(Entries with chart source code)
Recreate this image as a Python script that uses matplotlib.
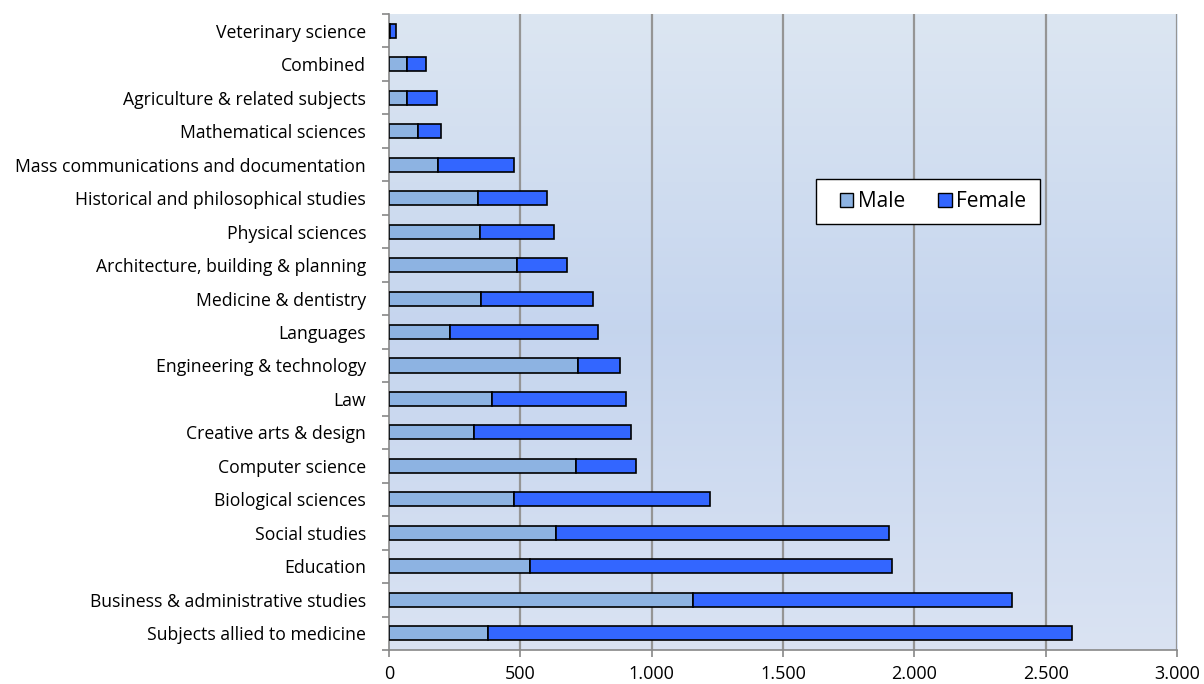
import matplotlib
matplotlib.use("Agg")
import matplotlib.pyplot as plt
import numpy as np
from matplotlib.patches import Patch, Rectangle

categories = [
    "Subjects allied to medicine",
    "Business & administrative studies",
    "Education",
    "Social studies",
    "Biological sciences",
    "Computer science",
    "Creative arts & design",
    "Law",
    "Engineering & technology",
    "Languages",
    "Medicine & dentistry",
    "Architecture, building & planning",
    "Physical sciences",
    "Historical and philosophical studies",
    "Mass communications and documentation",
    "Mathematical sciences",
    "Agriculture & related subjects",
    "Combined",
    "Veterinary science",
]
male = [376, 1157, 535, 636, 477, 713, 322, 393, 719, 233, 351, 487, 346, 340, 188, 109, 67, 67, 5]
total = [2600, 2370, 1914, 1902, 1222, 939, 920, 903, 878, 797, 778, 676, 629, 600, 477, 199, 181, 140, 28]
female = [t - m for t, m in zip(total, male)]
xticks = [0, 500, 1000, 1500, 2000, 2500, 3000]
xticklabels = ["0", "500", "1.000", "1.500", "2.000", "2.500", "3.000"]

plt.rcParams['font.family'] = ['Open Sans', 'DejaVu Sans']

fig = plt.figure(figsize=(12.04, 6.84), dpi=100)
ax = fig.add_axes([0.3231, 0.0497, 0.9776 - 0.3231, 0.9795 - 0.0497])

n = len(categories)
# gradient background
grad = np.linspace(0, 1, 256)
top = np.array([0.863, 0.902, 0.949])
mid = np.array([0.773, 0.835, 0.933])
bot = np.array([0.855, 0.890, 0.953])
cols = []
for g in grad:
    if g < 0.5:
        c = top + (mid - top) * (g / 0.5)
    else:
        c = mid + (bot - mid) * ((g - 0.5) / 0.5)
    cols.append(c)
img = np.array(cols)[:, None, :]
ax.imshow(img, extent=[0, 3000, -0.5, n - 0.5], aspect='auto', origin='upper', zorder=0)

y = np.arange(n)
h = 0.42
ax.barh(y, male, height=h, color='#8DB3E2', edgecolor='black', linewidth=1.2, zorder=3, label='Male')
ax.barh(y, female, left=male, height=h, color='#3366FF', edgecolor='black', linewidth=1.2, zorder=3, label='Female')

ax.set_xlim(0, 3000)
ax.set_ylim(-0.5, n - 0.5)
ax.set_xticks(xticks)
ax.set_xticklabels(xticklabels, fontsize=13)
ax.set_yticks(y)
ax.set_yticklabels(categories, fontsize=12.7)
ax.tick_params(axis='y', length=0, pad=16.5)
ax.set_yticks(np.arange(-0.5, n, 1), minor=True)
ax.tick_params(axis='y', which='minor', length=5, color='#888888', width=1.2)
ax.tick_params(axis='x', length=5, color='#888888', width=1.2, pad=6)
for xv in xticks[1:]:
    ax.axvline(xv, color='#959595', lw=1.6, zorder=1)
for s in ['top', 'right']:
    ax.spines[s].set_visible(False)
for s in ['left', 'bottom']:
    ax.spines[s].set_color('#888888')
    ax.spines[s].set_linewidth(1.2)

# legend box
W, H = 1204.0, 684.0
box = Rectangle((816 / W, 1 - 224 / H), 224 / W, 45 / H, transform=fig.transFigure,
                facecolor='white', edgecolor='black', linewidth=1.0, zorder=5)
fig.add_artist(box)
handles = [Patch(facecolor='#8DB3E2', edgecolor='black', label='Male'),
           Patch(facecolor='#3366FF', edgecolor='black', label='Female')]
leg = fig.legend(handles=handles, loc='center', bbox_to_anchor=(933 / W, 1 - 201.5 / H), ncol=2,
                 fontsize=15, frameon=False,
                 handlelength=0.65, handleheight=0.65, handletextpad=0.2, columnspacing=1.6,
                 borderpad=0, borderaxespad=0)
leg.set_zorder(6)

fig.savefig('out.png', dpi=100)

...

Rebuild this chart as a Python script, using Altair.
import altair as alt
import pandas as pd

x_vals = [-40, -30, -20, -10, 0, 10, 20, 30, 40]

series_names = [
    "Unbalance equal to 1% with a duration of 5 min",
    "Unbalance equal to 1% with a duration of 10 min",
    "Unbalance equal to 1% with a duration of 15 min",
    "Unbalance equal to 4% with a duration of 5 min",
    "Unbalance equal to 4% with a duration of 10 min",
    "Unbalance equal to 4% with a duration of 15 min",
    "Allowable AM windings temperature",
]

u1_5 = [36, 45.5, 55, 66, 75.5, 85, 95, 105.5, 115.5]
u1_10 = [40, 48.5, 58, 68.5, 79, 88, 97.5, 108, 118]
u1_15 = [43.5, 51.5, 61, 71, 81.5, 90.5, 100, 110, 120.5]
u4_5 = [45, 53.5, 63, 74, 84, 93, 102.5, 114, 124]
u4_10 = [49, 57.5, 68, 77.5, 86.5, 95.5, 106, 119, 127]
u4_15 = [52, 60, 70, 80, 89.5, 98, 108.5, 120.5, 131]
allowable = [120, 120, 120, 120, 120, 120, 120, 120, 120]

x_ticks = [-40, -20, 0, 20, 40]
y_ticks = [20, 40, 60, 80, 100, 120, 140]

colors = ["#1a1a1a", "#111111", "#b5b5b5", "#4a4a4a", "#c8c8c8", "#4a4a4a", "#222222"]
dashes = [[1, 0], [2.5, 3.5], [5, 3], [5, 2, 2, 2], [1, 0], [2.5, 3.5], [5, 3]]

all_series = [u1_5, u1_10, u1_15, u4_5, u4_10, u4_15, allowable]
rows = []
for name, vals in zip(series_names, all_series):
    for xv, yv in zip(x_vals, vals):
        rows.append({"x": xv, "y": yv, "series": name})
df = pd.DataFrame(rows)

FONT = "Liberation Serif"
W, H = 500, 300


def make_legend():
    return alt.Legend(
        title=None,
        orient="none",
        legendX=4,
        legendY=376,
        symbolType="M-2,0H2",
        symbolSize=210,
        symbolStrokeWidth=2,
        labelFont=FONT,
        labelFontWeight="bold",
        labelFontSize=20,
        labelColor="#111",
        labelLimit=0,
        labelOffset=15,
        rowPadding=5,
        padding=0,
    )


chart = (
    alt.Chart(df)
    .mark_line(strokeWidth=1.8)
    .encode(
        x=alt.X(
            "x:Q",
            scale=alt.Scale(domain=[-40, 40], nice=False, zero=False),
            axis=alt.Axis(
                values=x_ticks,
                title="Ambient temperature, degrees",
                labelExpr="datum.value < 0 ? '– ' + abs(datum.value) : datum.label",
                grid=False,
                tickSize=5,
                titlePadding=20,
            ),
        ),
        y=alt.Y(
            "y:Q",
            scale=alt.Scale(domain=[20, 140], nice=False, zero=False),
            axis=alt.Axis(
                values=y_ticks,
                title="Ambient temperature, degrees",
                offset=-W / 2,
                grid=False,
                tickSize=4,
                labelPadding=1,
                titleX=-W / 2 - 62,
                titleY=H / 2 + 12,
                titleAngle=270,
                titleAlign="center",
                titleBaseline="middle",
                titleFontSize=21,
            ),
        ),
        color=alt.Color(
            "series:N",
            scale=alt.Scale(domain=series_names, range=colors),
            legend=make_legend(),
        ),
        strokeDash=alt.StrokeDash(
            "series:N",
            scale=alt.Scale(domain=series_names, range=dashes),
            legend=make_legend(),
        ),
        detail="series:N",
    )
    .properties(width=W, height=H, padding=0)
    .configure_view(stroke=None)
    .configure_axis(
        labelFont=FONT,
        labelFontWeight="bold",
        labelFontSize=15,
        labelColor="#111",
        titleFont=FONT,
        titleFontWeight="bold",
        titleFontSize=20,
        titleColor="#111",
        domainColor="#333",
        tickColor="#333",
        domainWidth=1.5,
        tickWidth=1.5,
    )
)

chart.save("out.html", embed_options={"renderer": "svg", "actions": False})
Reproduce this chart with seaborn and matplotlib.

==

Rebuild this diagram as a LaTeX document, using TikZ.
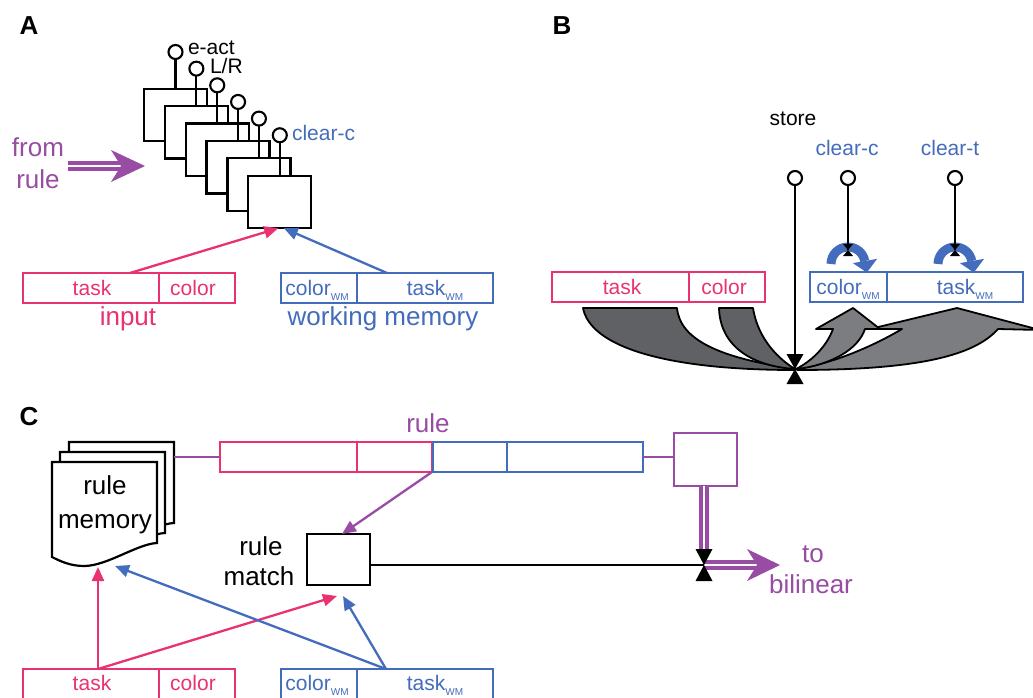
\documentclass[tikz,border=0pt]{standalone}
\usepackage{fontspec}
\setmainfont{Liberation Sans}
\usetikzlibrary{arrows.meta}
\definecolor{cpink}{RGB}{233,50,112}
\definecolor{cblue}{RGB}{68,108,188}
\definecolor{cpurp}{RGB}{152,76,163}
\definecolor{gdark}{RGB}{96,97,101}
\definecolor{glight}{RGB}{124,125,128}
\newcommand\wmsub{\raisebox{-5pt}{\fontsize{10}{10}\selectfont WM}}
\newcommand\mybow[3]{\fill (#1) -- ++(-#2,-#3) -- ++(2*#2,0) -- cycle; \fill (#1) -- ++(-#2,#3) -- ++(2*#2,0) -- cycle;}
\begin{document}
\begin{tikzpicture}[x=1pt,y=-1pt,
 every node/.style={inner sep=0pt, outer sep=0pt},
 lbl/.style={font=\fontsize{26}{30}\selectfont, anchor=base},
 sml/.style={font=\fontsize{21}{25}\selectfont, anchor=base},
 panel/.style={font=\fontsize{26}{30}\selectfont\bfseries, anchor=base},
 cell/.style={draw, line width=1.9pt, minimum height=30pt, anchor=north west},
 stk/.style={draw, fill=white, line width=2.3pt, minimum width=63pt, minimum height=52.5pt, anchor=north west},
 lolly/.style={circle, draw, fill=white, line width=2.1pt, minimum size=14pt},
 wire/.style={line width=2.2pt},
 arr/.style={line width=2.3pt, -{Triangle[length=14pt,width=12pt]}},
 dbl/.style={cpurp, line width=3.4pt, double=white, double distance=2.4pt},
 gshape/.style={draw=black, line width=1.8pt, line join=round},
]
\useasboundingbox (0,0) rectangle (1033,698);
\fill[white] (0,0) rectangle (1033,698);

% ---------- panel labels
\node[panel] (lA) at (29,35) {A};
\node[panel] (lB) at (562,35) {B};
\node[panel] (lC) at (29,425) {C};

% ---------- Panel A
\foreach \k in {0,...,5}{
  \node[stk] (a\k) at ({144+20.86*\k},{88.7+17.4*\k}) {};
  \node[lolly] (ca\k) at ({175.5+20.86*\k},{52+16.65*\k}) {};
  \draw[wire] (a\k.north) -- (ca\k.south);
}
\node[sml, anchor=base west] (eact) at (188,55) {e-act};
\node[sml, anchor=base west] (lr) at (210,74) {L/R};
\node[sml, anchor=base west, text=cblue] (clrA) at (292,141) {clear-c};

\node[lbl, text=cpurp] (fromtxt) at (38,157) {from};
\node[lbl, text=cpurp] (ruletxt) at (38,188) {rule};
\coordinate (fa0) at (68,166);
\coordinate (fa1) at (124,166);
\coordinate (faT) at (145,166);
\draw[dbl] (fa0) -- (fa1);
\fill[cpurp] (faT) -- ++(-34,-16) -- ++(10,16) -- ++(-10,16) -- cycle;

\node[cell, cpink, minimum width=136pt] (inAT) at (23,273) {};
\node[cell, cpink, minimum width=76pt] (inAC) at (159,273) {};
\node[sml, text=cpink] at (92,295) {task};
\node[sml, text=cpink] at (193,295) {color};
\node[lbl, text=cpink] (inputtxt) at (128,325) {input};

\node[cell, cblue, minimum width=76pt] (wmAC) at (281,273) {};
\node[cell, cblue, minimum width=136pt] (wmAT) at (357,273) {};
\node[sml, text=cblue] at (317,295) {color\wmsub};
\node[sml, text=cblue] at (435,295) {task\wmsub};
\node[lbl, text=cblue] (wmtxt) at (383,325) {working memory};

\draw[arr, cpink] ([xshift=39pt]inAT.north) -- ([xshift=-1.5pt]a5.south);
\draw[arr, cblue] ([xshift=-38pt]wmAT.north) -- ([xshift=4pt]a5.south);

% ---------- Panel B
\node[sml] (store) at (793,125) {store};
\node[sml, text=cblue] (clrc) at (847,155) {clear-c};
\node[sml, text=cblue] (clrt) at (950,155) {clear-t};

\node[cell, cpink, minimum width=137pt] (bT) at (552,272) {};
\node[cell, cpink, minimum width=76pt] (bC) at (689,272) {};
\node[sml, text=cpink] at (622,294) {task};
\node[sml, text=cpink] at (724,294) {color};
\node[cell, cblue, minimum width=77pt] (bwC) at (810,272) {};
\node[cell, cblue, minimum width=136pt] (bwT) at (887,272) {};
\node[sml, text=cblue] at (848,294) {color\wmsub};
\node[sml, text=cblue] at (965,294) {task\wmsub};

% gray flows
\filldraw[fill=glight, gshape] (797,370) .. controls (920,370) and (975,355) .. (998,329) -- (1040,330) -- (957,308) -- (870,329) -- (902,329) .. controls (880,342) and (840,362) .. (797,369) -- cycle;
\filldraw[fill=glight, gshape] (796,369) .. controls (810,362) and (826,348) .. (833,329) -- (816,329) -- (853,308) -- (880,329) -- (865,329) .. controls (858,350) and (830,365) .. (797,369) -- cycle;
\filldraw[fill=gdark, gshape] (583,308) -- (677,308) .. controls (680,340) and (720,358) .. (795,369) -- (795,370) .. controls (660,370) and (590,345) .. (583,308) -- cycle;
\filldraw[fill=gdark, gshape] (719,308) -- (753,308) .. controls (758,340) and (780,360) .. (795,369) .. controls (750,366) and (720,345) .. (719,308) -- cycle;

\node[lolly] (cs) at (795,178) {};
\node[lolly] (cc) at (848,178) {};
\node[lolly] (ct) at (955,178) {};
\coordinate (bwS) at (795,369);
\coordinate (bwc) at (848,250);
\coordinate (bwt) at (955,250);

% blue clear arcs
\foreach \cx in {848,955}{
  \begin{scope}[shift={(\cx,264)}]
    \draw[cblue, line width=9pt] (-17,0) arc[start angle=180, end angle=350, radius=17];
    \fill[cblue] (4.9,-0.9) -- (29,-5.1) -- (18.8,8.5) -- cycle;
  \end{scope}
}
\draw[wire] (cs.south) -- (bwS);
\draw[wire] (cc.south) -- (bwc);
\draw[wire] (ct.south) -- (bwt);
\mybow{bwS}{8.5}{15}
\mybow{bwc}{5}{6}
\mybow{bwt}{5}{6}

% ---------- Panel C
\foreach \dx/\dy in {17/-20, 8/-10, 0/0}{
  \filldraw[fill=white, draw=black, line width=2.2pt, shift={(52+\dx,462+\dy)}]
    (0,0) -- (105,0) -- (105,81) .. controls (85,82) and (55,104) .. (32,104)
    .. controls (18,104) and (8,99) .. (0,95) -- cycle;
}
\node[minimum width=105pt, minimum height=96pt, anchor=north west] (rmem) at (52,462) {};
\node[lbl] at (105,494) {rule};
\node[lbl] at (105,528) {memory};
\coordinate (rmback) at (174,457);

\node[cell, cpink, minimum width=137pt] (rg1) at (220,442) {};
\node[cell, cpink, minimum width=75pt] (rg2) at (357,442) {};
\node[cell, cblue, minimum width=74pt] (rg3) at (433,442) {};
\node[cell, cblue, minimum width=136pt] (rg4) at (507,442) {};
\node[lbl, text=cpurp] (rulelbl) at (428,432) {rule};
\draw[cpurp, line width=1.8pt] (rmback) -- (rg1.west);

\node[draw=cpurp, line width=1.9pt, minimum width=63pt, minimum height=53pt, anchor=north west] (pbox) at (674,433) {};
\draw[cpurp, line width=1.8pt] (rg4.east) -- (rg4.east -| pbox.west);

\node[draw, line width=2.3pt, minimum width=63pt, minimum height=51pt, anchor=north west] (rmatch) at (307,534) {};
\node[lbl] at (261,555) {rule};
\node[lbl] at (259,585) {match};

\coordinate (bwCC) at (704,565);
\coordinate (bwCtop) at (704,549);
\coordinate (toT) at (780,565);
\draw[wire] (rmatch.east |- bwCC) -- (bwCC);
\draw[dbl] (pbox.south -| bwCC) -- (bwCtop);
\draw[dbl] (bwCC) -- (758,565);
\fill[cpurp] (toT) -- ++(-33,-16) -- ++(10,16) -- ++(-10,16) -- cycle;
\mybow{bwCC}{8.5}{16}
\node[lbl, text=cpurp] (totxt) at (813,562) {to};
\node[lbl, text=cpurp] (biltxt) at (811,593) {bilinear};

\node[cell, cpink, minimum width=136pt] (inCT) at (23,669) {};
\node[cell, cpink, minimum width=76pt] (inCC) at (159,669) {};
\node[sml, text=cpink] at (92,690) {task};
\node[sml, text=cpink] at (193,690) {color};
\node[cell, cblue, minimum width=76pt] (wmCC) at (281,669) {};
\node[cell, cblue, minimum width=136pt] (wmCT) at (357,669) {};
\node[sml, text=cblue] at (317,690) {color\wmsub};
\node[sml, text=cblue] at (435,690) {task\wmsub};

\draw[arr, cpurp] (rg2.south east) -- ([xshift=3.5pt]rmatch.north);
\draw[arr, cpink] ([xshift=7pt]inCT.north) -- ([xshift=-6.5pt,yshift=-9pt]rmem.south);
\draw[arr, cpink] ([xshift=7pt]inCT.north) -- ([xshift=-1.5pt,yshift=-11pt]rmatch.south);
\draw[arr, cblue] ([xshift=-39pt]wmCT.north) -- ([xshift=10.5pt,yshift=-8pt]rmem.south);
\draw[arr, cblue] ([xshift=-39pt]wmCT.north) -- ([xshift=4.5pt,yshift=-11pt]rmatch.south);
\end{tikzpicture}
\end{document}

(WHAT THE EXERCISE ASKS): Exclude any pictures, and restate word for word the lines from the one containing "Recreate this image" through the one containing "ax.imshow(img, extent=[0, 3000, -0.5, n", both included.

(RESPONSE TO THIS TASK):
Recreate this image as a Python script that uses matplotlib.
import matplotlib
matplotlib.use("Agg")
import matplotlib.pyplot as plt
import numpy as np
from matplotlib.patches import Patch, Rectangle

categories = [
    "Subjects allied to medicine",
    "Business & administrative studies",
    "Education",
    "Social studies",
    "Biological sciences",
    "Computer science",
    "Creative arts & design",
    "Law",
    "Engineering & technology",
    "Languages",
    "Medicine & dentistry",
    "Architecture, building & planning",
    "Physical sciences",
    "Historical and philosophical studies",
    "Mass communications and documentation",
    "Mathematical sciences",
    "Agriculture & related subjects",
    "Combined",
    "Veterinary science",
]
male = [376, 1157, 535, 636, 477, 713, 322, 393, 719, 233, 351, 487, 346, 340, 188, 109, 67, 67, 5]
total = [2600, 2370, 1914, 1902, 1222, 939, 920, 903, 878, 797, 778, 676, 629, 600, 477, 199, 181, 140, 28]
female = [t - m for t, m in zip(total, male)]
xticks = [0, 500, 1000, 1500, 2000, 2500, 3000]
xticklabels = ["0", "500", "1.000", "1.500", "2.000", "2.500", "3.000"]

plt.rcParams['font.family'] = ['Open Sans', 'DejaVu Sans']

fig = plt.figure(figsize=(12.04, 6.84), dpi=100)
ax = fig.add_axes([0.3231, 0.0497, 0.9776 - 0.3231, 0.9795 - 0.0497])

n = len(categories)
# gradient background
grad = np.linspace(0, 1, 256)
top = np.array([0.863, 0.902, 0.949])
mid = np.array([0.773, 0.835, 0.933])
bot = np.array([0.855, 0.890, 0.953])
cols = []
for g in grad:
    if g < 0.5:
        c = top + (mid - top) * (g / 0.5)
    else:
        c = mid + (bot - mid) * ((g - 0.5) / 0.5)
    cols.append(c)
img = np.array(cols)[:, None, :]
ax.imshow(img, extent=[0, 3000, -0.5, n - 0.5], aspect='auto', origin='upper', zorder=0)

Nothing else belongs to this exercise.